Task prompt
Filter for the word "this" and keep each matching line.

Supplied entries

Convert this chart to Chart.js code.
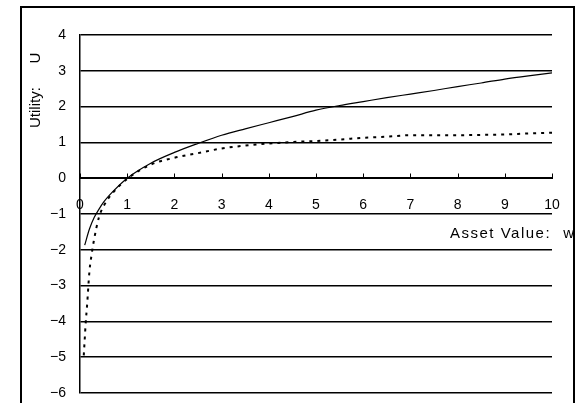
...
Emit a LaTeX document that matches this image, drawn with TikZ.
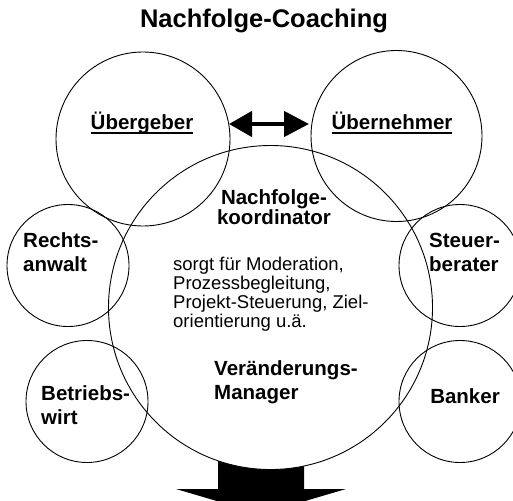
--
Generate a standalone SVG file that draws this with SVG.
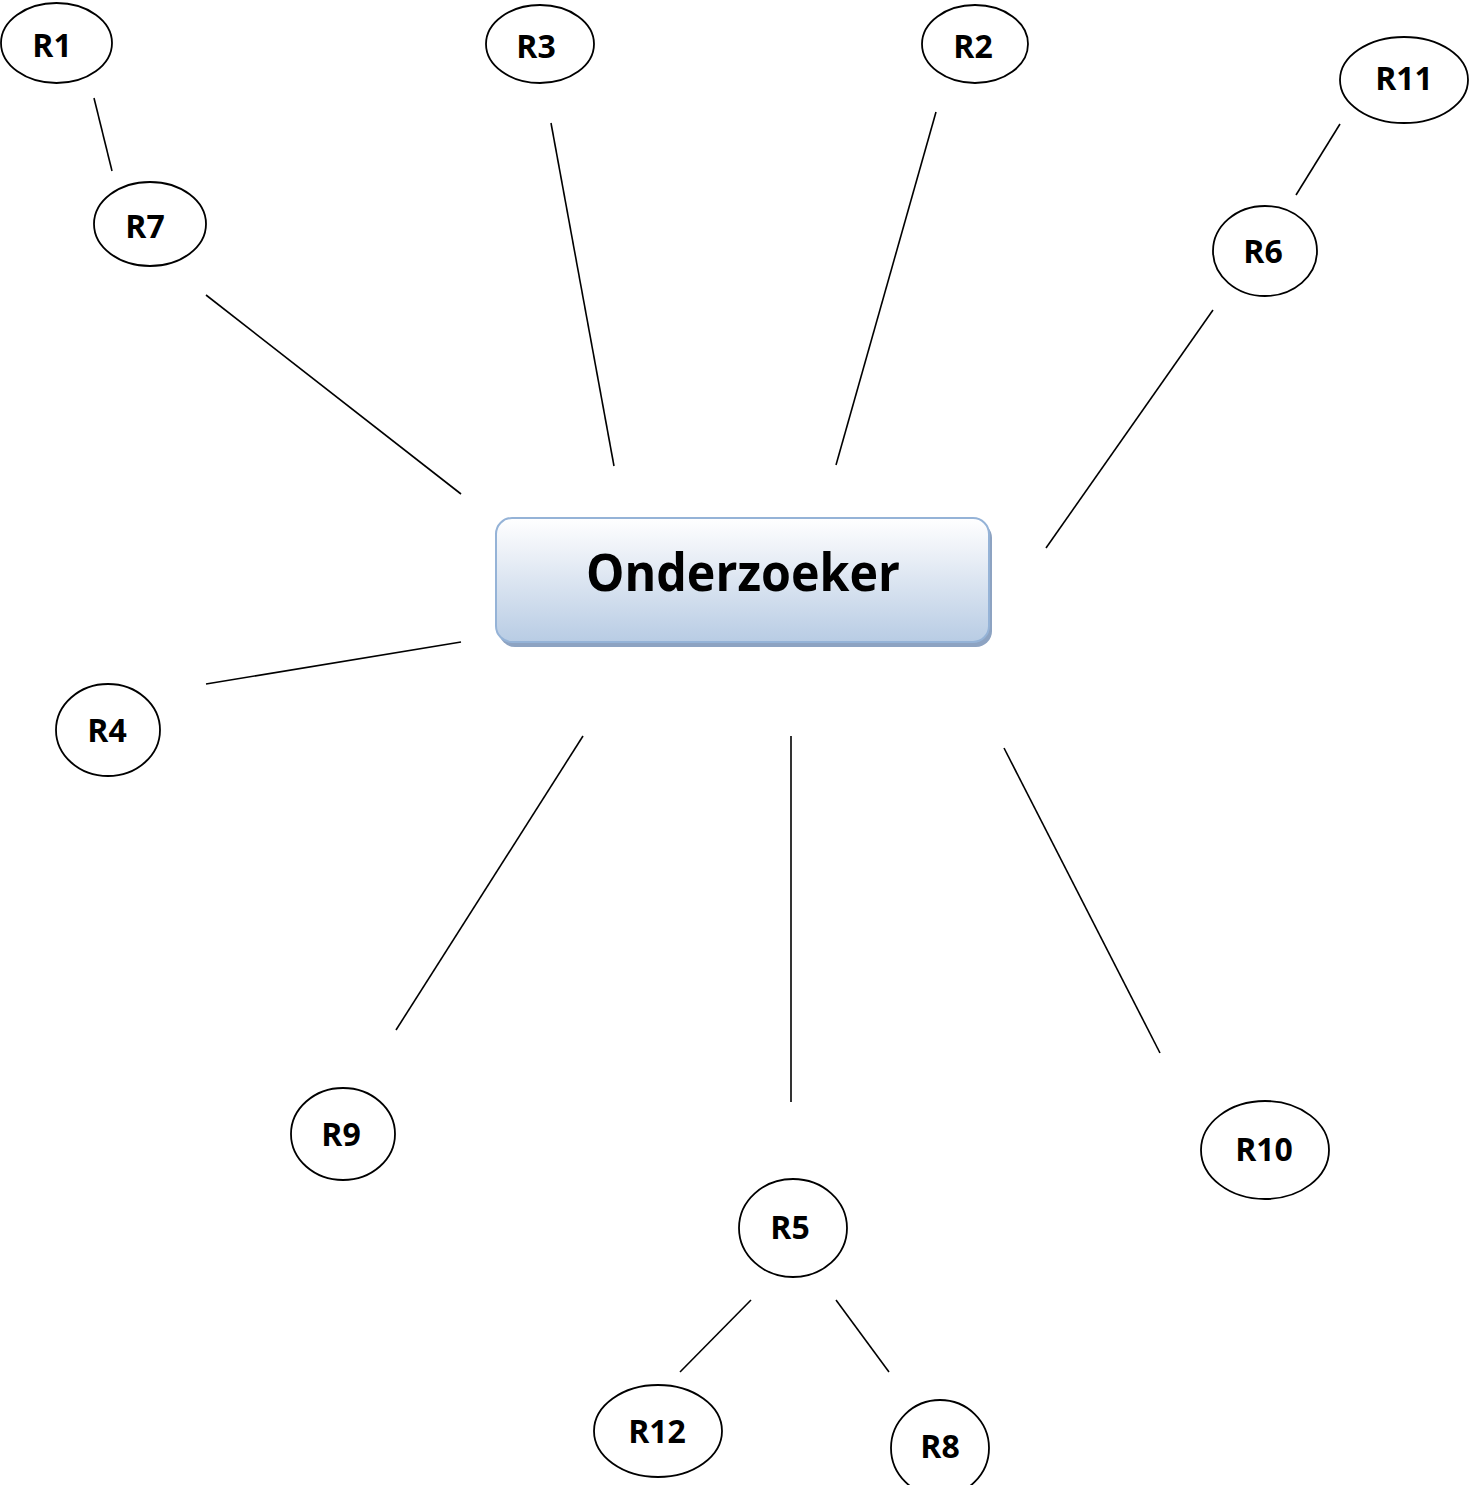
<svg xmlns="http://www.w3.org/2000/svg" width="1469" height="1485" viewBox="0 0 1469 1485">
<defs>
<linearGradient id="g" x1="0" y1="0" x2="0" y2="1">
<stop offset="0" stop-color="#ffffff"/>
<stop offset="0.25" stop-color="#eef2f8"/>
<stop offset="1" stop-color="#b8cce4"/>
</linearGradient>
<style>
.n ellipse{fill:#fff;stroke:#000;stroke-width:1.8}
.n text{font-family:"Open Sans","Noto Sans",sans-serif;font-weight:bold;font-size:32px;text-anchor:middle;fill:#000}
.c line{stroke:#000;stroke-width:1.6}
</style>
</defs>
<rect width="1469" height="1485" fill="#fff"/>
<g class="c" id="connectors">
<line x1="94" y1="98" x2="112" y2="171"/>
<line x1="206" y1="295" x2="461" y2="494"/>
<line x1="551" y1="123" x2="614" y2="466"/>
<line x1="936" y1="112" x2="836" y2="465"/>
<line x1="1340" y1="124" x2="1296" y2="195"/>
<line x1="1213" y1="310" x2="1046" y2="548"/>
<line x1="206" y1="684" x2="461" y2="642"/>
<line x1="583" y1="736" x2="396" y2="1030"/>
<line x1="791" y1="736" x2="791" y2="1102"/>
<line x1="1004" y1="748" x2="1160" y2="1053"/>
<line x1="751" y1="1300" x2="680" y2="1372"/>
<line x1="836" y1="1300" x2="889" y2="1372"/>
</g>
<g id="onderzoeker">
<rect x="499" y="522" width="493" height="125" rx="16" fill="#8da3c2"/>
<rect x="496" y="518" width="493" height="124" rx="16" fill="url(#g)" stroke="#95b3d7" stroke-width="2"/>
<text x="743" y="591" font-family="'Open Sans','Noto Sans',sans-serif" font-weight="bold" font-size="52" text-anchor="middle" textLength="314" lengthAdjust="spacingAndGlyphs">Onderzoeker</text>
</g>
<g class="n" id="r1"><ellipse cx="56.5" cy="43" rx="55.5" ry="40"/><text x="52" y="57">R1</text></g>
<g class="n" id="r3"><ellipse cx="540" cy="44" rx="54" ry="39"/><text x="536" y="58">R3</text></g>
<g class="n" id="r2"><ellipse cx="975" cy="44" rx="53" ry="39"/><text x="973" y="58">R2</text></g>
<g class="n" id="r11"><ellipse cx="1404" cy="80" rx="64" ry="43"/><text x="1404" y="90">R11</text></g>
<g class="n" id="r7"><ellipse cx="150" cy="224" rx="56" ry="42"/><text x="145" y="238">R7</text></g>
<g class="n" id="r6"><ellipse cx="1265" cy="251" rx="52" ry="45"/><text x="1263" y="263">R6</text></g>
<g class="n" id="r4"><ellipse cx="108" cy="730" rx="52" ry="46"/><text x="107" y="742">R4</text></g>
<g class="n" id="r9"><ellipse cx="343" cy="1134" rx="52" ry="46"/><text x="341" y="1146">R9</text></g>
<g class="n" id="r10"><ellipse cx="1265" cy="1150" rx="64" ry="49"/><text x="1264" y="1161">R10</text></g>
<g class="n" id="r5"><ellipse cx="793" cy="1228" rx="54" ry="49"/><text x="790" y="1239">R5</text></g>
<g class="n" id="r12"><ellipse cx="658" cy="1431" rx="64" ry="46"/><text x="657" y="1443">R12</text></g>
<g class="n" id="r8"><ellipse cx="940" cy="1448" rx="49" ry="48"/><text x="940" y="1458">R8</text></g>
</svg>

Written solution
Convert this chart to Chart.js code.
Emit a LaTeX document that matches this image, drawn with TikZ.
Generate a standalone SVG file that draws this with SVG.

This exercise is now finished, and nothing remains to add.